Adverb Categories Worksheet

Adverb Categories Worksheet

About This Worksheet

This Grade 7 Language Arts worksheet helps students identify different types of adverbs and understand what information each one adds to a sentence. Students work with adverbs of manner, time, place, and frequency. The first section asks them to decide what kind of adverb appears in each sentence, while the second section has them sort individual words into the correct category. For example, “quickly” tells how an action happens, while “tomorrow” tells when it will happen.

Learning Goals

The main goal is to help students recognize that adverbs do more than describe how an action is done. Students should already understand that an adverb can modify a verb, adjective, or another adverb.

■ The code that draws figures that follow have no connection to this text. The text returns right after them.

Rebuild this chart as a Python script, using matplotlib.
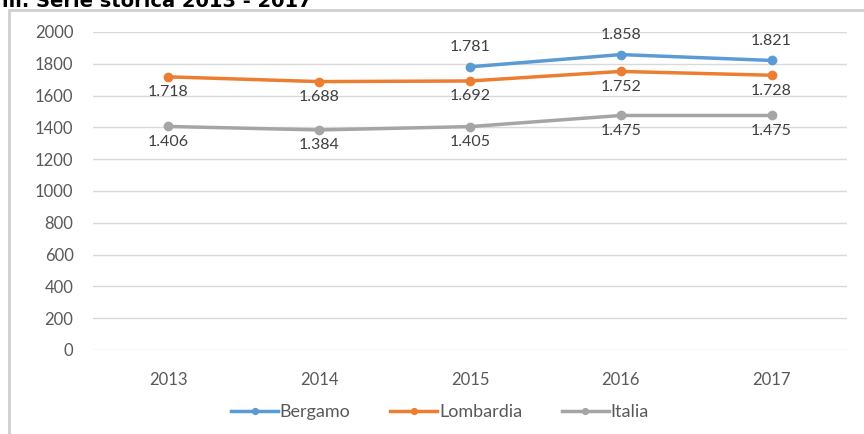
import numpy as np
import matplotlib.pyplot as plt
from matplotlib.patches import Rectangle

years = ['2013', '2014', '2015', '2016', '2017']
bergamo = [np.nan, np.nan, 1781, 1858, 1821]
lombardia = [1718, 1688, 1692, 1752, 1728]
italia = [1406, 1384, 1405, 1475, 1475]
yticks = [0, 200, 400, 600, 800, 1000, 1200, 1400, 1600, 1800, 2000]

plt.rcParams['font.family'] = ['Lato', 'DejaVu Sans']

W, H = 864, 434
fig = plt.figure(figsize=(W / 100, H / 100), dpi=100)
# frame of the pasted chart
fig.patches.append(Rectangle((9 / W, -0.05), 1.0, 1 - 10 / H + 0.05,
                             transform=fig.transFigure, fill=False,
                             edgecolor='#cfcfcf', linewidth=2))
# caption above the chart, cut off at the top as in the original
fig.text(2 / W, 1 - 7 / H, 'iii. Serie storica 2013 - 2017', fontsize=14,
         fontweight='bold', color='black', va='baseline', ha='left',
         family='DejaVu Sans')

ax = fig.add_axes([93 / W, 1 - 350 / H, (847 - 93) / W, (350 - 32) / H])
x = np.arange(len(years))

ax.plot(x, bergamo, color='#5B9BD5', lw=2.5, marker='o', ms=6, label='Bergamo')
ax.plot(x, lombardia, color='#ED7D31', lw=2.5, marker='o', ms=6, label='Lombardia')
ax.plot(x, italia, color='#A5A5A5', lw=2.5, marker='o', ms=6, label='Italia')

def fmt(v):
    return '{:,}'.format(int(v)).replace(',', '.')

for xi, v in zip(x, bergamo):
    if not np.isnan(v):
        ax.annotate(fmt(v), (xi, v), xytext=(0, 9), textcoords='offset points',
                    ha='center', va='bottom', fontsize=11.5, color='#404040')
for xi, v in zip(x, lombardia):
    ax.annotate(fmt(v), (xi, v), xytext=(0, -6), textcoords='offset points',
                ha='center', va='top', fontsize=11.5, color='#404040')
for xi, v in zip(x, italia):
    ax.annotate(fmt(v), (xi, v), xytext=(0, -6), textcoords='offset points',
                ha='center', va='top', fontsize=11.5, color='#404040')

ax.set_xlim(-0.5, len(years) - 0.5)
ax.set_ylim(0, 2000)
ax.set_yticks(yticks)
ax.set_xticks(x)
ax.set_xticklabels(years)
ax.grid(axis='y', color='#d9d9d9', lw=1)
ax.set_axisbelow(True)
for s in ax.spines.values():
    s.set_visible(False)
ax.tick_params(length=0, labelsize=12, colors='#595959', pad=14)
ax.tick_params(axis='x', pad=16)

ax.legend(loc='center', bbox_to_anchor=(440 / W, 1 - 412 / H),
          bbox_transform=fig.transFigure, ncol=3, frameon=False,
          fontsize=13, labelcolor='#595959', handlelength=2.6,
          handletextpad=0.1, columnspacing=2.2, markerscale=0.7)

fig.savefig('out.png', dpi=100)
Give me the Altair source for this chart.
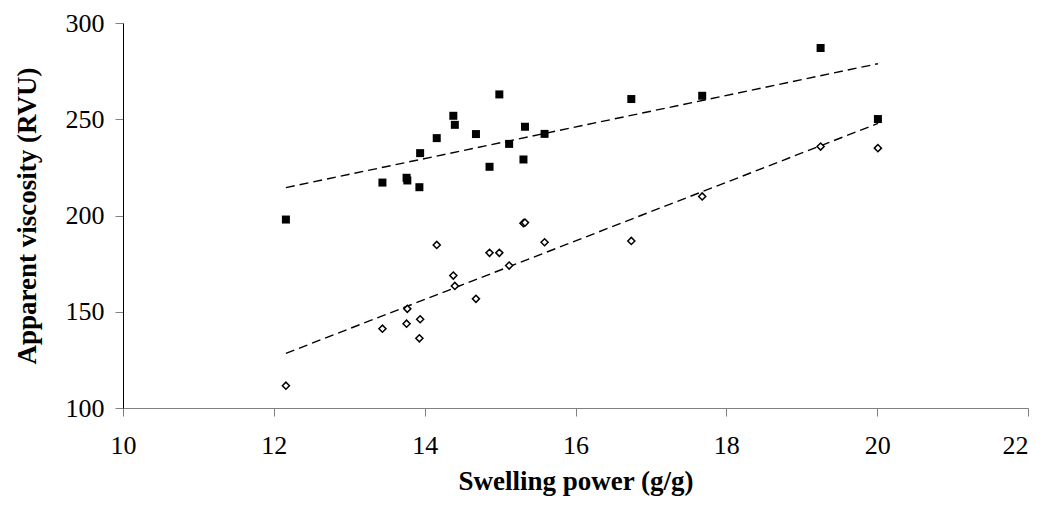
import altair as alt
import pandas as pd

swelling = [12.16, 13.44, 13.76, 13.77, 13.93, 13.94, 14.16, 14.38, 14.40, 14.68,
            14.86, 14.99, 15.12, 15.31, 15.33, 15.59, 16.74, 17.68, 19.25, 20.01]
filled_vals = [197.9, 217.1, 219.6, 218.2, 214.7, 232.4, 240.2, 251.8, 247.1, 242.3,
               225.3, 262.9, 237.2, 229.1, 246.1, 242.4, 260.5, 262.2, 287.0, 250.1]
open_vals = [111.6, 141.2, 143.8, 151.5, 136.2, 146.1, 184.7, 168.8, 163.4, 156.7,
             180.6, 180.6, 174.0, 196.0, 196.3, 186.1, 186.8, 209.9, 235.8, 235.0]

df_f = pd.DataFrame({"sp": swelling, "v": filled_vals})
df_o = pd.DataFrame({"sp": swelling, "v": open_vals})

FONT = "Liberation Serif"

x_enc = alt.X("sp:Q", scale=alt.Scale(domain=[10, 22], nice=False, zero=False),
              axis=alt.Axis(title="Swelling power (g/g)", values=[10, 12, 14, 16, 18, 20, 22],
                            domainColor="#808080", tickColor="#808080",
                            tickSize=8, labelPadding=16, titlePadding=10,
                            titleFontSize=27,
                            labelAlign={"condition": {"test": "datum.value >= 22", "value": "right"},
                                        "value": "center"},
                            labelFlush=False, labelOverlap=False, grid=False))
y_enc = alt.Y("v:Q", scale=alt.Scale(domain=[100, 300], nice=False, zero=False),
              axis=alt.Axis(title="Apparent viscosity (RVU)", values=[100, 150, 200, 250, 300],
                            domainColor="#000000", tickColor="#808080",
                            tickSize=8, labelPadding=11, titlePadding=24,
                            titleFontSize=27,
                            labelFlush=False, labelOverlap=False, grid=False))

pts_f = alt.Chart(df_f).mark_point(shape="square", filled=True, color="black", size=64,
                                    opacity=1).encode(x=x_enc, y=y_enc)
pts_o = alt.Chart(df_o).mark_point(shape="diamond", filled=True, fill="white", stroke="black",
                                    strokeWidth=1.5, size=50, opacity=1).encode(x=x_enc, y=y_enc)

line_f = alt.Chart(df_f).transform_regression("sp", "v").mark_line(
    color="black", strokeDash=[9, 5], strokeWidth=1.4).encode(x=x_enc, y=y_enc)
line_o = alt.Chart(df_o).transform_regression("sp", "v").mark_line(
    color="black", strokeDash=[9, 5], strokeWidth=1.4).encode(x=x_enc, y=y_enc)

chart = alt.layer(line_f, line_o, pts_f, pts_o).properties(
    width=905, height=385,
    background="white",
    autosize=alt.AutoSizeParams(type="none"),
    padding={"left": 115, "top": 15, "right": 8, "bottom": 91},
).configure_view(stroke=None).configure_axis(
    labelFont=FONT, labelFontSize=26, labelColor="black",
    titleFont=FONT, titleFontWeight="bold", titleColor="black",
)

chart.save("out.html", embed_options={"renderer": "svg", "actions": False})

This activity moves them toward sorting adverbs by the kind of question they answer: how, when, where, or how often. It supports CCSS.ELA-LITERACY.L.7.1 and CCSS.ELA-LITERACY.L.7.3 by strengthening grammar knowledge and accurate language use.

Student Tasks

On this worksheet, students will read eight sentences and identify whether each bold adverb shows manner, time, place, or frequency. They will then place eight individual adverbs into a four-column sorting chart. Students must look at the meaning of each word instead of relying only on spelling. The activity gives them practice using adverbs both inside complete sentences and as words on their own.

Common Challenges

Some students may think every word ending in “-ly” is an adverb of manner. Words such as “yesterday,” “soon,” and “never” do not end in “-ly,” but they still work as adverbs. Others may confuse place words with time words because both can appear near the end of a sentence. Encourage students to ask which question the adverb answers before choosing a category.

Teaching Suggestions

A teacher can write the four guiding questions on the board: How? When? Where? How often? Students can test each adverb against those questions before sorting it. At home, a parent can say a simple sentence and let the child add one adverb from each category to hear how the meaning changes. This makes the categories easier to remember and apply in writing.

Worksheet Features

The worksheet includes sentence identification followed by a clear four-column sorting chart. Eight bold adverbs appear in context, and eight more are provided for independent classification. The layout helps students see the difference between understanding a word in a sentence and recognizing its category by itself. This page works well for grammar review, small-group practice, homework, or a quick assessment.